Biddify

What Shopify did for e-commerce, Biddify aims to do for auction houses. The same issues that businesses faced 10 years ago—the complexity of setting up a personalized online store and the high costs of custom development—has left auction houses with disparate and clunky systems requiring extensive manual processes to support a single auction, limiting the business' scalability.

ROLE

Founding Product Designer

PROJECT TYPE

0 to 1 MVP

PLATFORM

Desktop

DURATION

March - May 2024

TEAM

CEO, CTO, Software Engineer

OUTCOME

Onboarded our first auction house in Jan 2025 with $50,000+ in bids

Overview

Biddify is an auction management platform that helps businesses manage the entire lifecycle of an auction - from setting up an online site, managing bids, integrated payment processing; all the way to invoicing. With a small team of 4, Biddify focused on creating an MVP that solved the core pain points of setting up online auctions.

My Role & Process

I led the UX/UI design of everything that surrounds the Biddify product: marketing pages, user profiles, project pages, and account settings. I worked closely with our CEO, CTO and software engineer to make sure we were accurately communicating the complex capabilities of Biddify in a digestible way.

Goals

With countless potential features to build, we focused on truly listening to auction houses to prioritize the ones that would benefit them the most. Our overall goal was to create an MVP that seamlessly allows admins to manage the lifecycle of an auction. The main user goals were:

  1. Help them look professional.

  1. Manage their invoices and reports efficiently, so that they can spend less time on admin tasks and more time on building their business.

  1. Feel confident in each stage of the auction creation lifecycle, so that they can focus on optimizing their listings and meet deadlines rather than troubleshooting issues.

Information Architecture (Auction View)

The initial v0 platform lacked clear hierarchy and structure, with cluttered navigation bars creating confusion for new users and inefficiencies in finding the right pages. The horizontal layout also made it hard to scale for future product features on the roadmap.

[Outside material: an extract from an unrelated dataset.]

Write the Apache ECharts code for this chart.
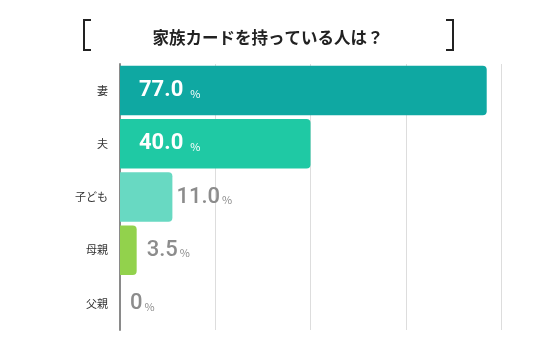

Collaborating with the CEO, we mapped key moments in the auction lifecycle to understand user journeys and cross-cutting scenarios. We discovered that auctions are viewed as standalone projects, with navigation blending task-based flows (e.g., sending invoices, managing consignor reports) and chronological workflows (e.g., uploading lots before adding images). This was followed by building an inventory of key page elements (tables types, forms, and information pages) to understand user focus and identify common patterns.

Changes I made to improve navigation:

  • A side nav bar with collapsible tabs, so users can access information without going into multiple page layers.

  • Modified the top nav bar to accommodate longer auction titles and make it easily identifiable that they are working on which auction within Biddify.

  • Established new navigation patterns (tabs, icons, breadcrumbs) - providing clearer pathways to move between sections, improving discoverability and consistency across the platform.

The Many States of an Auction

The top nav bar shows admins the state of an auction as well as important actions they can take so they can manage its lifecycle, and have the information they need when communicating with their team.

While a seemingly pretty simple feature on the surface, the designs needed to show the multitude of states that an auction can be in (private, public, live auction, soft closing, completed etc.), actions that can be taken in each state (for example, an option to publish the auction to customers only when the auction is still private), and how it impacts the customer (for example, an email that gets sent to customers informing them that the auction is getting extended).

Changes I made:

  • TBD

Inventory Upload Process

Auction houses use CSV files and desktop folders to organize item details and images before uploading them to auction management platforms. There were a number of things to take into account: from the type and quantity of files allowed, to the order of information being uploaded. For new users, the process can feel a little unforgiving. Onboarding, clear file requirements, and user support were important aspects to design for.

Changes I made:

  • Clarified the next possible action by separating the lot and image upload modal (instead of grouping lots and images in the same one).

  • Clarified the file specifications using illustration, clear micro-copy, and redesigning the modal text hierarchy.

  • Made it easier for admins to get started and/or re-start from their previous file upload by adding a starter and current lot template, respectively, as well as providing a link to Biddify documentation.

In January 2025, we onboarded our first auction house where they conducted a public auction that supported over 300 customers and processed $50,000+ worth of bids on the Biddify platform.

Learnings

It’s one thing to build screens and flows in Figma, it’s another to expect someone to understand it. For us as designers, it’s important to bring clarity to facilitating cross-functional collaboration when we can. Sometimes it means that designers need to re-cap a TDLR of why we’re doing something, linking to a Google doc, keeping things neat and buttoned up so when people are looking for it, they come to a source of truth.

It’s important to show not only what we’re building but also why we’re building it. A lot of things can get lost in translation about what’s supposed to happen between transitions. I want to be crystal clear exactly what’s happening in different states, interactions, space and alignment. It’s easy to miss certain requirements and edge cases. Engineers shouldn’t worry about “am i doing this correctly?”.